#### [Task description]
Give the data again exactly as written, skipping any pictures.

== Data lines ==

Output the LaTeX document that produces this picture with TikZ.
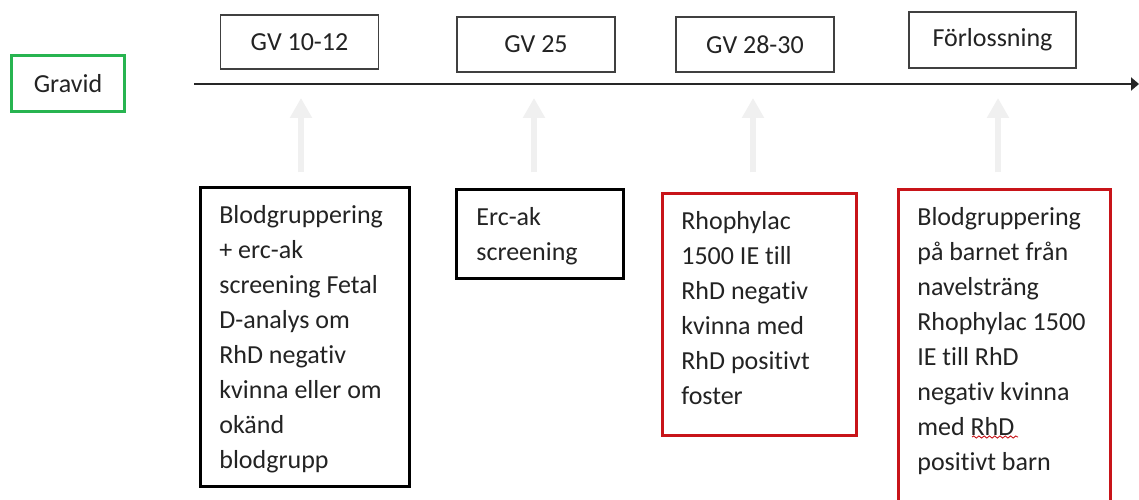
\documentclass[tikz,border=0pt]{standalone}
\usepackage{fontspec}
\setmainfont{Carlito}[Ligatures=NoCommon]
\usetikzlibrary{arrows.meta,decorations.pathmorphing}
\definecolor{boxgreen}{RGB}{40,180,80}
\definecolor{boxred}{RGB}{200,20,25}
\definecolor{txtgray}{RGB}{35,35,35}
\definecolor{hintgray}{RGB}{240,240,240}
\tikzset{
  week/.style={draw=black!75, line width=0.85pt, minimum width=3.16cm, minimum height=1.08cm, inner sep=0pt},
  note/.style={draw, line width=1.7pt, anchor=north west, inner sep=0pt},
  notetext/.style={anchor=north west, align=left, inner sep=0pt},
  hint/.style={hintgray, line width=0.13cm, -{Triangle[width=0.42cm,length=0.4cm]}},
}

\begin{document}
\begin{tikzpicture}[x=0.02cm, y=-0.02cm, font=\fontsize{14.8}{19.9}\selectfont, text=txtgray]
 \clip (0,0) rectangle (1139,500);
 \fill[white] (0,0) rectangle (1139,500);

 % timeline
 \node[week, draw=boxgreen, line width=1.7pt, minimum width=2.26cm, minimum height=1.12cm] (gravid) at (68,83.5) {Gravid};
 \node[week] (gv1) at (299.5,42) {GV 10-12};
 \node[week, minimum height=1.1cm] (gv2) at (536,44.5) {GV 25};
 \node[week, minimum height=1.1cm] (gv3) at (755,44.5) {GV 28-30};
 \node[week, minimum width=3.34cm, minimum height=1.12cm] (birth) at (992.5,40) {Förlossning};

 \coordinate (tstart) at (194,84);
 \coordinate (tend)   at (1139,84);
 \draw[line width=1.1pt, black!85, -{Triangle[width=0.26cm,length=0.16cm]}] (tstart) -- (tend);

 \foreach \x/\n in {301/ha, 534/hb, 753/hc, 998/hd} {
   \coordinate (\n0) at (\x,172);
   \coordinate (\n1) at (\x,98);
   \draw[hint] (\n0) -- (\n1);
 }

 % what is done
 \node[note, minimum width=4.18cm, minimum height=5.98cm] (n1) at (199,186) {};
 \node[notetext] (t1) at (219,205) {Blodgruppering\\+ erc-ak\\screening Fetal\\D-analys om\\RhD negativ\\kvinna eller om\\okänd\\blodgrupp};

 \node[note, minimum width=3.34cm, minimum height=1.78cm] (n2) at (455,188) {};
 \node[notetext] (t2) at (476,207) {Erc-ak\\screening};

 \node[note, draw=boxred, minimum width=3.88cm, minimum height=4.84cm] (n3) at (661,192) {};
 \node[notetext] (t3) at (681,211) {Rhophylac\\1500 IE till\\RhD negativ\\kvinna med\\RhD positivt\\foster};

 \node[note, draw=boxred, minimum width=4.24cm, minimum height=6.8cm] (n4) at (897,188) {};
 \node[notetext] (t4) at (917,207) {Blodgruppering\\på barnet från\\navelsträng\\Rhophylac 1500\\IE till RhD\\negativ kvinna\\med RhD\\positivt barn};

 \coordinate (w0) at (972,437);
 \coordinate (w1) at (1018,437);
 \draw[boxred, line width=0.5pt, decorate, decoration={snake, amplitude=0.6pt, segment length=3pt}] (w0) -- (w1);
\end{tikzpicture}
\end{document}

===

#### [Exercise answer]
Output the LaTeX document that produces this picture with TikZ.
\documentclass[tikz,border=0pt]{standalone}
\usepackage{fontspec}
\setmainfont{Carlito}[Ligatures=NoCommon]
\usetikzlibrary{arrows.meta,decorations.pathmorphing}
\definecolor{boxgreen}{RGB}{40,180,80}
\definecolor{boxred}{RGB}{200,20,25}
\definecolor{txtgray}{RGB}{35,35,35}
\definecolor{hintgray}{RGB}{240,240,240}
\tikzset{
  week/.style={draw=black!75, line width=0.85pt, minimum width=3.16cm, minimum height=1.08cm, inner sep=0pt},
  note/.style={draw, line width=1.7pt, anchor=north west, inner sep=0pt},
  notetext/.style={anchor=north west, align=left, inner sep=0pt},
  hint/.style={hintgray, line width=0.13cm, -{Triangle[width=0.42cm,length=0.4cm]}},
}

\begin{document}
\begin{tikzpicture}[x=0.02cm, y=-0.02cm, font=\fontsize{14.8}{19.9}\selectfont, text=txtgray]
 \clip (0,0) rectangle (1139,500);
 \fill[white] (0,0) rectangle (1139,500);

 % timeline
 \node[week, draw=boxgreen, line width=1.7pt, minimum width=2.26cm, minimum height=1.12cm] (gravid) at (68,83.5) {Gravid};
 \node[week] (gv1) at (299.5,42) {GV 10-12};
 \node[week, minimum height=1.1cm] (gv2) at (536,44.5) {GV 25};
 \node[week, minimum height=1.1cm] (gv3) at (755,44.5) {GV 28-30};
 \node[week, minimum width=3.34cm, minimum height=1.12cm] (birth) at (992.5,40) {Förlossning};

 \coordinate (tstart) at (194,84);
 \coordinate (tend)   at (1139,84);
 \draw[line width=1.1pt, black!85, -{Triangle[width=0.26cm,length=0.16cm]}] (tstart) -- (tend);

 \foreach \x/\n in {301/ha, 534/hb, 753/hc, 998/hd} {
   \coordinate (\n0) at (\x,172);
   \coordinate (\n1) at (\x,98);
   \draw[hint] (\n0) -- (\n1);
 }

 % what is done
 \node[note, minimum width=4.18cm, minimum height=5.98cm] (n1) at (199,186) {};
 \node[notetext] (t1) at (219,205) {Blodgruppering\\+ erc-ak\\screening Fetal\\D-analys om\\RhD negativ\\kvinna eller om\\okänd\\blodgrupp};

 \node[note, minimum width=3.34cm, minimum height=1.78cm] (n2) at (455,188) {};
 \node[notetext] (t2) at (476,207) {Erc-ak\\screening};

 \node[note, draw=boxred, minimum width=3.88cm, minimum height=4.84cm] (n3) at (661,192) {};
 \node[notetext] (t3) at (681,211) {Rhophylac\\1500 IE till\\RhD negativ\\kvinna med\\RhD positivt\\foster};

 \node[note, draw=boxred, minimum width=4.24cm, minimum height=6.8cm] (n4) at (897,188) {};
 \node[notetext] (t4) at (917,207) {Blodgruppering\\på barnet från\\navelsträng\\Rhophylac 1500\\IE till RhD\\negativ kvinna\\med RhD\\positivt barn};

 \coordinate (w0) at (972,437);
 \coordinate (w1) at (1018,437);
 \draw[boxred, line width=0.5pt, decorate, decoration={snake, amplitude=0.6pt, segment length=3pt}] (w0) -- (w1);
\end{tikzpicture}
\end{document}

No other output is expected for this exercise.